(WORK TO COMPLETE): Write every line out verbatim and omit the pictures.

(PROVIDED DATA):
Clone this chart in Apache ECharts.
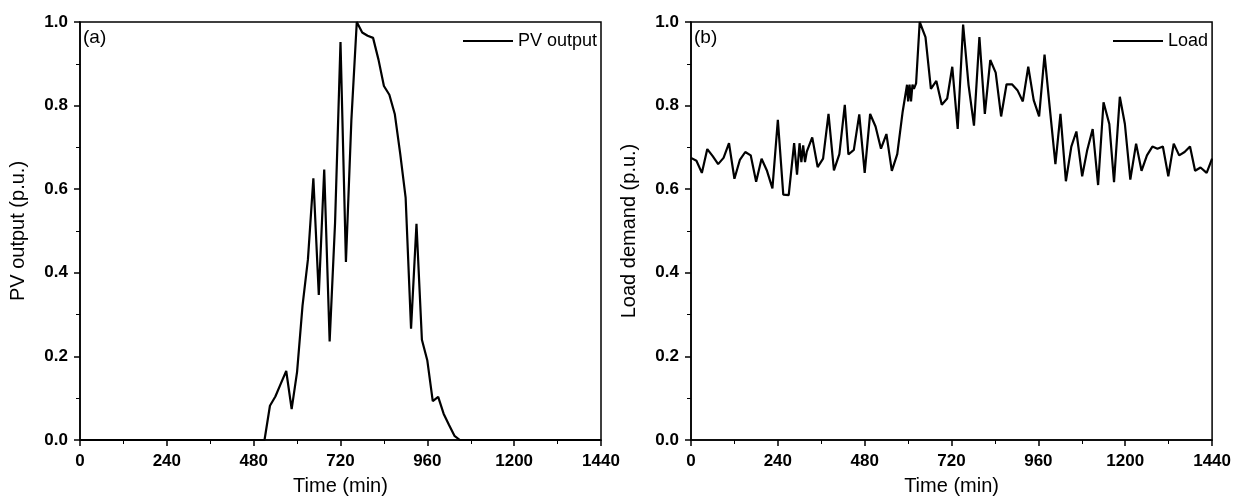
<!DOCTYPE html>
<html>
<head>
<meta charset="utf-8">
<script src="https://cdn.jsdelivr.net/npm/echarts@6/dist/echarts.min.js"></script>
<style>
  html, body { margin: 0; padding: 0; background: #fff; }
  #chart { width: 1234px; height: 501px; }
</style>
</head>
<body>
<div id="chart"></div>
<script>
// (a) PV output, p.u. (zero outside the daylight window)
const pvTime = [0, 510, 525, 540, 555, 570, 585, 600, 615, 630, 645, 660, 675, 690, 705, 720, 735, 750, 765, 780, 795, 810, 825, 840, 855, 870, 885, 900, 915, 930, 945, 960, 975, 990, 1005, 1020, 1035, 1050, 1440];
const pvValue = [0, 0, 0.082, 0.104, 0.135, 0.165, 0.074, 0.163, 0.321, 0.432, 0.626, 0.347, 0.647, 0.236, 0.52, 0.952, 0.426, 0.764, 1.0, 0.975, 0.967, 0.962, 0.91, 0.847, 0.826, 0.78, 0.685, 0.58, 0.266, 0.517, 0.24, 0.19, 0.093, 0.103, 0.063, 0.036, 0.01, 0, 0];

// (b) Load demand, p.u.
const loadTime = [0, 15, 30, 45, 60, 75, 90, 105, 120, 135, 150, 165, 180, 195, 210, 225, 240, 255, 270, 285, 293, 300, 305, 310, 315, 320, 335, 350, 365, 380, 395, 410, 425, 435, 450, 465, 480, 495, 510, 525, 540, 555, 570, 585, 597, 600, 604, 608, 612, 616, 622, 632, 648, 663, 678, 693, 708, 722, 737, 752, 767, 782, 797, 812, 827, 842, 857, 872, 887, 902, 917, 932, 947, 962, 977, 992, 1007, 1021, 1036, 1051, 1065, 1081, 1095, 1110, 1125, 1140, 1156, 1169, 1185, 1199, 1214, 1230, 1245, 1260, 1275, 1289, 1304, 1319, 1334, 1349, 1364, 1379, 1393, 1408, 1425, 1440];
const loadValue = [0.675, 0.668, 0.639, 0.696, 0.679, 0.66, 0.675, 0.71, 0.625, 0.67, 0.689, 0.681, 0.618, 0.673, 0.644, 0.602, 0.766, 0.587, 0.586, 0.71, 0.635, 0.71, 0.665, 0.705, 0.665, 0.69, 0.724, 0.653, 0.673, 0.78, 0.645, 0.684, 0.802, 0.683, 0.694, 0.779, 0.639, 0.78, 0.75, 0.697, 0.732, 0.644, 0.684, 0.786, 0.85, 0.81, 0.85, 0.81, 0.85, 0.84, 0.853, 1.0, 0.964, 0.84, 0.859, 0.802, 0.817, 0.893, 0.744, 0.994, 0.849, 0.752, 0.964, 0.78, 0.909, 0.879, 0.774, 0.851, 0.851, 0.837, 0.81, 0.893, 0.813, 0.774, 0.922, 0.79, 0.66, 0.78, 0.619, 0.702, 0.738, 0.631, 0.694, 0.744, 0.61, 0.808, 0.756, 0.617, 0.821, 0.756, 0.623, 0.709, 0.644, 0.681, 0.702, 0.697, 0.702, 0.631, 0.709, 0.681, 0.689, 0.702, 0.644, 0.652, 0.639, 0.673];

const FONT = '"Liberation Sans", Arial, sans-serif';

const xAxisBase = (gridIndex) => ({
  type: 'value',
  gridIndex,
  min: 0,
  max: 1440,
  interval: 240,
  name: 'Time (min)',
  nameLocation: 'middle',
  nameGap: 36,
  nameTextStyle: { fontFamily: FONT, fontSize: 20, color: '#000' },
  axisLine: { show: true, onZero: false, lineStyle: { color: '#000', width: 1.5 } },
  axisTick: { show: true, inside: false, length: 6, lineStyle: { color: '#000', width: 1.5 } },
  minorTick: { show: true, splitNumber: 2, length: 4, lineStyle: { color: '#000', width: 1 } },
  axisLabel: {
    fontFamily: FONT, fontSize: 17, fontWeight: 'bold', color: '#000', margin: 13,
    showMaxLabel: true, showMinLabel: true,
    formatter: (v) => String(v),
  },
  splitLine: { show: false },
});

const yAxisBase = (gridIndex, name) => ({
  type: 'value',
  gridIndex,
  min: 0,
  max: 1,
  interval: 0.2,
  name,
  nameLocation: 'middle',
  nameGap: 52,
  nameTextStyle: { fontFamily: FONT, fontSize: 20, color: '#000' },
  axisLine: { show: true, onZero: false, lineStyle: { color: '#000', width: 1.5 } },
  axisTick: { show: true, inside: false, length: 6, lineStyle: { color: '#000', width: 1.5 } },
  minorTick: { show: true, splitNumber: 2, length: 4, lineStyle: { color: '#000', width: 1 } },
  axisLabel: {
    fontFamily: FONT, fontSize: 17, fontWeight: 'bold', color: '#000', margin: 12,
    formatter: (v) => v.toFixed(1),
  },
  splitLine: { show: false },
});

const legendBase = (name, left) => ({
  data: [name], left, top: 27, icon: 'rect', itemWidth: 50, itemHeight: 2, itemGap: 0,
  itemStyle: { color: '#000' },
  textStyle: { fontFamily: FONT, fontSize: 18, color: '#000' },
});

const chart = echarts.init(document.getElementById('chart'));
chart.setOption({
  backgroundColor: '#fff',
  animation: false,
  grid: [
    { left: 80, top: 22, width: 521, height: 421, show: true, borderColor: '#000', borderWidth: 1.5 },
    { left: 691, top: 22, width: 523, height: 421, show: true, borderColor: '#000', borderWidth: 1.5 },
  ],
  xAxis: [xAxisBase(0), xAxisBase(1)],
  yAxis: [yAxisBase(0, 'PV output (p.u.)'), yAxisBase(1, 'Load demand (p.u.)')],
  legend: [legendBase('PV output', 458), legendBase('Load', 1108)],
  graphic: [
    { type: 'text', left: 83, top: 28, style: { text: '(a)', font: '19px ' + FONT, fill: '#000' } },
    { type: 'text', left: 694, top: 28, style: { text: '(b)', font: '19px ' + FONT, fill: '#000' } },
  ],
  series: [
    {
      name: 'PV output', type: 'line', xAxisIndex: 0, yAxisIndex: 0,
      symbol: 'none', clip: false,
      lineStyle: { color: '#000', width: 2.2 },
      itemStyle: { color: '#000' },
      data: pvTime.map((t, i) => [t, pvValue[i]]),
    },
    {
      name: 'Load', type: 'line', xAxisIndex: 1, yAxisIndex: 1,
      symbol: 'none', clip: false,
      lineStyle: { color: '#000', width: 2.2 },
      itemStyle: { color: '#000' },
      data: loadTime.map((t, i) => [t, loadValue[i]]),
    },
  ],
});
</script>
</body>
</html>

(ANSWER TO THE EXERCISE):
Clone this chart in Apache ECharts.
<!DOCTYPE html>
<html>
<head>
<meta charset="utf-8">
<script src="https://cdn.jsdelivr.net/npm/echarts@6/dist/echarts.min.js"></script>
<style>
  html, body { margin: 0; padding: 0; background: #fff; }
  #chart { width: 1234px; height: 501px; }
</style>
</head>
<body>
<div id="chart"></div>
<script>
// (a) PV output, p.u. (zero outside the daylight window)
const pvTime = [0, 510, 525, 540, 555, 570, 585, 600, 615, 630, 645, 660, 675, 690, 705, 720, 735, 750, 765, 780, 795, 810, 825, 840, 855, 870, 885, 900, 915, 930, 945, 960, 975, 990, 1005, 1020, 1035, 1050, 1440];
const pvValue = [0, 0, 0.082, 0.104, 0.135, 0.165, 0.074, 0.163, 0.321, 0.432, 0.626, 0.347, 0.647, 0.236, 0.52, 0.952, 0.426, 0.764, 1.0, 0.975, 0.967, 0.962, 0.91, 0.847, 0.826, 0.78, 0.685, 0.58, 0.266, 0.517, 0.24, 0.19, 0.093, 0.103, 0.063, 0.036, 0.01, 0, 0];

// (b) Load demand, p.u.
const loadTime = [0, 15, 30, 45, 60, 75, 90, 105, 120, 135, 150, 165, 180, 195, 210, 225, 240, 255, 270, 285, 293, 300, 305, 310, 315, 320, 335, 350, 365, 380, 395, 410, 425, 435, 450, 465, 480, 495, 510, 525, 540, 555, 570, 585, 597, 600, 604, 608, 612, 616, 622, 632, 648, 663, 678, 693, 708, 722, 737, 752, 767, 782, 797, 812, 827, 842, 857, 872, 887, 902, 917, 932, 947, 962, 977, 992, 1007, 1021, 1036, 1051, 1065, 1081, 1095, 1110, 1125, 1140, 1156, 1169, 1185, 1199, 1214, 1230, 1245, 1260, 1275, 1289, 1304, 1319, 1334, 1349, 1364, 1379, 1393, 1408, 1425, 1440];
const loadValue = [0.675, 0.668, 0.639, 0.696, 0.679, 0.66, 0.675, 0.71, 0.625, 0.67, 0.689, 0.681, 0.618, 0.673, 0.644, 0.602, 0.766, 0.587, 0.586, 0.71, 0.635, 0.71, 0.665, 0.705, 0.665, 0.69, 0.724, 0.653, 0.673, 0.78, 0.645, 0.684, 0.802, 0.683, 0.694, 0.779, 0.639, 0.78, 0.75, 0.697, 0.732, 0.644, 0.684, 0.786, 0.85, 0.81, 0.85, 0.81, 0.85, 0.84, 0.853, 1.0, 0.964, 0.84, 0.859, 0.802, 0.817, 0.893, 0.744, 0.994, 0.849, 0.752, 0.964, 0.78, 0.909, 0.879, 0.774, 0.851, 0.851, 0.837, 0.81, 0.893, 0.813, 0.774, 0.922, 0.79, 0.66, 0.78, 0.619, 0.702, 0.738, 0.631, 0.694, 0.744, 0.61, 0.808, 0.756, 0.617, 0.821, 0.756, 0.623, 0.709, 0.644, 0.681, 0.702, 0.697, 0.702, 0.631, 0.709, 0.681, 0.689, 0.702, 0.644, 0.652, 0.639, 0.673];

const FONT = '"Liberation Sans", Arial, sans-serif';

const xAxisBase = (gridIndex) => ({
  type: 'value',
  gridIndex,
  min: 0,
  max: 1440,
  interval: 240,
  name: 'Time (min)',
  nameLocation: 'middle',
  nameGap: 36,
  nameTextStyle: { fontFamily: FONT, fontSize: 20, color: '#000' },
  axisLine: { show: true, onZero: false, lineStyle: { color: '#000', width: 1.5 } },
  axisTick: { show: true, inside: false, length: 6, lineStyle: { color: '#000', width: 1.5 } },
  minorTick: { show: true, splitNumber: 2, length: 4, lineStyle: { color: '#000', width: 1 } },
  axisLabel: {
    fontFamily: FONT, fontSize: 17, fontWeight: 'bold', color: '#000', margin: 13,
    showMaxLabel: true, showMinLabel: true,
    formatter: (v) => String(v),
  },
  splitLine: { show: false },
});

const yAxisBase = (gridIndex, name) => ({
  type: 'value',
  gridIndex,
  min: 0,
  max: 1,
  interval: 0.2,
  name,
  nameLocation: 'middle',
  nameGap: 52,
  nameTextStyle: { fontFamily: FONT, fontSize: 20, color: '#000' },
  axisLine: { show: true, onZero: false, lineStyle: { color: '#000', width: 1.5 } },
  axisTick: { show: true, inside: false, length: 6, lineStyle: { color: '#000', width: 1.5 } },
  minorTick: { show: true, splitNumber: 2, length: 4, lineStyle: { color: '#000', width: 1 } },
  axisLabel: {
    fontFamily: FONT, fontSize: 17, fontWeight: 'bold', color: '#000', margin: 12,
    formatter: (v) => v.toFixed(1),
  },
  splitLine: { show: false },
});

const legendBase = (name, left) => ({
  data: [name], left, top: 27, icon: 'rect', itemWidth: 50, itemHeight: 2, itemGap: 0,
  itemStyle: { color: '#000' },
  textStyle: { fontFamily: FONT, fontSize: 18, color: '#000' },
});

const chart = echarts.init(document.getElementById('chart'));
chart.setOption({
  backgroundColor: '#fff',
  animation: false,
  grid: [
    { left: 80, top: 22, width: 521, height: 421, show: true, borderColor: '#000', borderWidth: 1.5 },
    { left: 691, top: 22, width: 523, height: 421, show: true, borderColor: '#000', borderWidth: 1.5 },
  ],
  xAxis: [xAxisBase(0), xAxisBase(1)],
  yAxis: [yAxisBase(0, 'PV output (p.u.)'), yAxisBase(1, 'Load demand (p.u.)')],
  legend: [legendBase('PV output', 458), legendBase('Load', 1108)],
  graphic: [
    { type: 'text', left: 83, top: 28, style: { text: '(a)', font: '19px ' + FONT, fill: '#000' } },
    { type: 'text', left: 694, top: 28, style: { text: '(b)', font: '19px ' + FONT, fill: '#000' } },
  ],
  series: [
    {
      name: 'PV output', type: 'line', xAxisIndex: 0, yAxisIndex: 0,
      symbol: 'none', clip: false,
      lineStyle: { color: '#000', width: 2.2 },
      itemStyle: { color: '#000' },
      data: pvTime.map((t, i) => [t, pvValue[i]]),
    },
    {
      name: 'Load', type: 'line', xAxisIndex: 1, yAxisIndex: 1,
      symbol: 'none', clip: false,
      lineStyle: { color: '#000', width: 2.2 },
      itemStyle: { color: '#000' },
      data: loadTime.map((t, i) => [t, loadValue[i]]),
    },
  ],
});
</script>
</body>
</html>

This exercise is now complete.